OpenAI built a math AI that couldn't say what it had proven

OpenAI built a math AI that couldn't say what it had proven.

That is the story behind the May 20 announcement that an OpenAI reasoning model had disproved the Erdős planar unit distance conjecture, a geometry problem posed in 1946. The model produced a proof and an infinite family of counterexamples. What it could not produce was the explicit numerical bound another mathematician could actually use. Princeton mathematician Will Sawin supplied that number the same day: delta equals 0.014.

The gap between what the AI generated and what a human had to supply is the real story.

OpenAI said its model had disproved the conjecture, providing an infinite family of examples that yield a polynomial improvement over prior results. The math community validated the core result. Tim Gowers, a Fields Medalist at the University of Cambridge, called it a milestone in AI mathematics. The proof — which uses specialized techniques from algebraic number theory, including Golod-Shafarevich theory and infinite class field towers (both standard but advanced tools in number theory) — would merit publication in a top mathematical journal even if a human had produced it alone, according to Scientific American.

OpenAI's version gave only an inexplicit exponent greater than 1. Buried deep in the OpenAI writeup, a footnote states the result was "not made explicit" — the model produced a bound of the form n^(1+δ) for some δ > 0, without supplying a number. The main text of the blog post does not flag this as a limitation requiring external correction. Whether OpenAI's researchers examined the gap before publication, or discovered it only in post-publication review, is not answered by any of OpenAI's published materials. No public statement from any OpenAI researcher has explained why the model could not extract an explicit value — the absence of such a statement is itself part of the record.

The distinction between the original chain-of-thought reasoning the model used and the rewritten version OpenAI published matters for evaluating autonomy claims. OpenAI's own writeup describes the process as follows: the model's output went to an AI grading pipeline that reported high confidence, and only then did internal human researchers begin examining the result. The manuscript that followed is described as "a human-edited exposition of the autonomously produced solution, with references, reorganized proofs, and additional explanatory material added afterward." The chain-of-thought document OpenAI published is labeled a rewritten version — the original reasoning the model used to arrive at the proof is not available. What the rewrite obscured, and whether the model's original reasoning path illuminated or obscured the inexplicit exponent gap, cannot be determined from the public record.
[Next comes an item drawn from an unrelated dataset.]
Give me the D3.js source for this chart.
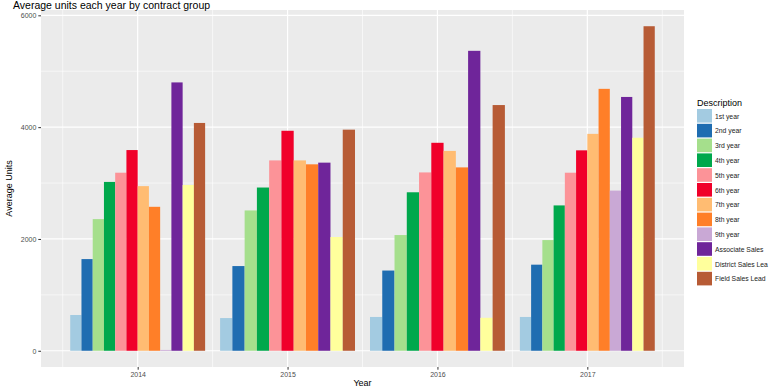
<!DOCTYPE html>
<html>
<head>
<meta charset="utf-8">
<script src="https://cdn.jsdelivr.net/npm/d3@7"></script>
<style>
  body { margin: 0; background: #fff; }
  svg { display: block; font-family: "Liberation Sans", Arial, sans-serif; }
  .tick text { fill: #4d4d4d; font-size: 7px; }
  .tick line { stroke: #333; }
  .axis-label { fill: #000; font-size: 9px; }
  .title { fill: #000; font-size: 10.5px; }
  .legend-text { fill: #222; font-size: 6.8px; }
</style>
</head>
<body>
<svg width="770" height="387"></svg>
<script>
const svg = d3.select('svg');

// data
const years = [2014, 2015, 2016, 2017];
const groups = ['1st year', '2nd year', '3rd year', '4th year', '5th year', '6th year',
  '7th year', '8th year', '9th year', 'Associate Sales', 'District Sales Lead', 'Field Sales Lead'];
const legendLabels = ['1st year', '2nd year', '3rd year', '4th year', '5th year', '6th year',
  '7th year', '8th year', '9th year', 'Associate Sales', 'District Sales Lea', 'Field Sales Lead'];
// null = group absent that year
const units2014 = [640, 1640, 2355, 3020, 3185, 3590, 2945, 2575, 15, 4800, 2965, 4075];
const units2015 = [585, 1515, 2510, 2920, 3405, 3935, 3405, 3335, null, 3365, 2035, 3955];
const units2016 = [605, 1435, 2070, 2835, 3190, 3720, 3575, 3280, null, 5365, 590, 4395];
const units2017 = [605, 1540, 1980, 2600, 3185, 3585, 3880, 4685, 2865, 4540, 3810, 5805];
const colors = ['#a3cbe1', '#1f6db1', '#a5df8c', '#00a84c', '#fc9398', '#f0002a',
  '#ffbc72', '#ff7f28', '#c9a8d5', '#6f259a', '#ffff9c', '#b75b35'];
const yTicks = [0, 2000, 4000, 6000];

const unitsByYear = [units2014, units2015, units2016, units2017];
const data = [];
years.forEach((year, i) => {
  const present = groups.map((g, j) => ({year, group: g, idx: j, value: unitsByYear[i][j]}))
    .filter(d => d.value !== null);
  present.forEach((d, k) => { d.k = k; d.n = present.length; data.push(d); });
});

const panel = {left: 41, right: 684, top: 10, bottom: 367};

// continuous x with ggplot-like 5% expansion
const xLo = d3.min(years) - 0.45, xHi = d3.max(years) + 0.45;
const xPad = (xHi - xLo) * 0.05;
const xScale = d3.scaleLinear()
  .domain([xLo - xPad, xHi + xPad])
  .range([panel.left, panel.right]);

const yMax = d3.max(data, d => d.value);
const yPad = yMax * 0.05;
const yScale = d3.scaleLinear()
  .domain([-yPad, yMax + yPad])
  .range([panel.bottom, panel.top]);

const color = d3.scaleOrdinal().domain(groups).range(colors);

// panel background
svg.append('rect')
  .attr('x', panel.left).attr('y', panel.top)
  .attr('width', panel.right - panel.left).attr('height', panel.bottom - panel.top)
  .attr('fill', '#ebebeb');

const grid = svg.append('g');
// minor grid
const xMinor = years.map(y => y - 0.5).concat([d3.max(years) + 0.5]);
const yMinor = [1000, 3000, 5000];
grid.selectAll('.xminor').data(xMinor).join('line')
  .attr('x1', d => xScale(d)).attr('x2', d => xScale(d))
  .attr('y1', panel.top).attr('y2', panel.bottom)
  .attr('stroke', '#fff').attr('stroke-width', 0.6);
grid.selectAll('.yminor').data(yMinor).join('line')
  .attr('y1', d => yScale(d)).attr('y2', d => yScale(d))
  .attr('x1', panel.left).attr('x2', panel.right)
  .attr('stroke', '#fff').attr('stroke-width', 0.6);
// major grid
grid.selectAll('.xmajor').data(years).join('line')
  .attr('x1', d => xScale(d)).attr('x2', d => xScale(d))
  .attr('y1', panel.top).attr('y2', panel.bottom)
  .attr('stroke', '#fff').attr('stroke-width', 1.2);
grid.selectAll('.ymajor').data(yTicks).join('line')
  .attr('y1', d => yScale(d)).attr('y2', d => yScale(d))
  .attr('x1', panel.left).attr('x2', panel.right)
  .attr('stroke', '#fff').attr('stroke-width', 1.2);

// bars, dodged within 0.9 width per year
const barW = 0.9;
svg.append('g').selectAll('rect').data(data).join('rect')
  .attr('x', d => xScale(d.year - barW / 2 + d.k * barW / d.n))
  .attr('width', d => xScale(barW / d.n) - xScale(0))
  .attr('y', d => yScale(d.value))
  .attr('height', d => yScale(0) - yScale(d.value))
  .attr('fill', d => color(d.group));

// axes
const xAxis = d3.axisBottom(xScale)
  .tickValues(years)
  .tickFormat(d3.format('d'))
  .tickSize(2.7)
  .tickPadding(2);
const yAxis = d3.axisLeft(yScale)
  .tickValues(yTicks)
  .tickFormat(d3.format('d'))
  .tickSize(2.7)
  .tickPadding(2);

const xAxisG = svg.append('g')
  .attr('transform', `translate(0, ${panel.bottom})`)
  .call(xAxis);
xAxisG.select('.domain').remove();

const yAxisG = svg.append('g')
  .attr('transform', `translate(${panel.left}, 0)`)
  .call(yAxis);
yAxisG.select('.domain').remove();

svg.append('text')
  .attr('class', 'axis-label')
  .attr('x', (panel.left + panel.right) / 2)
  .attr('y', 386)
  .attr('text-anchor', 'middle')
  .text('Year');

svg.append('text')
  .attr('class', 'axis-label')
  .attr('transform', `translate(12, ${(panel.top + panel.bottom) / 2}) rotate(-90)`)
  .attr('text-anchor', 'middle')
  .text('Average Units');

svg.append('text')
  .attr('class', 'title')
  .attr('x', 13)
  .attr('y', 8.5)
  .text('Average units each year by contract group');

// legend
const legend = svg.append('g').attr('transform', 'translate(697, 0)');
legend.append('text')
  .attr('class', 'axis-label')
  .attr('x', 0).attr('y', 106)
  .text('Description');
const rowH = 14.8;
const items = legend.selectAll('g.item').data(groups).join('g')
  .attr('class', 'item')
  .attr('transform', (d, i) => `translate(0, ${109 + i * rowH})`);
items.append('rect')
  .attr('width', 15).attr('height', 13.6)
  .attr('fill', d => color(d));
items.append('text')
  .attr('class', 'legend-text')
  .attr('x', 18).attr('y', 9.5)
  .text((d, i) => legendLabels[i]);
</script>
</body>
</html>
This pattern — a proof-shaped output that cannot supply the explicit constants another researcher needs — may represent a recurring failure mode in AI mathematical research. Number theorists are already using the AI-generated proof as a starting point, extending the approach by hand to reach results the model could not state explicitly. Whether this limitation is unique to this result or endemic to current reasoning models remains an open question.

The result also arrived with a credibility discount. Mathematician Thomas Bloom at the University of Bristol called an earlier OpenAI claim about the Erdős problem "a dramatic misrepresentation" in October 2025. When Melanie Matchett Wood worked through the AI's counterexample herself, she said that if experts had spent the same time seeking a counterexample from the start rather than parsing the AI's output, they would have found one.

Daniel Litt was blunter. Writing in Scientific American, he called this "the unique interesting result produced autonomously by AI so far." The qualifier is doing work.

The proof manuscript OpenAI released presents its main result as "there exists an absolute constant δ > 0" — it does not state an explicit numerical value. The verification team working with OpenAI — Lijie Chen, Mark Sellke, and Mehtaab Sawhney — estimated the value of δ obtained would likely be very small, later estimating δ at approximately 6 × 10⁻³⁸. A separate mathematical team then produced the explicit δ equals 0.014 now in circulation. Sawin's preprint, posted to arXiv the same day, supplied delta equals 0.014 — the first explicit numerical statement in the public record. His preprint and OpenAI's blog appeared on May 20; neither source references the other.

The delta matters because mathematics runs on explicit answers, not proof-shaped objects. OpenAI found one. It just could not read it.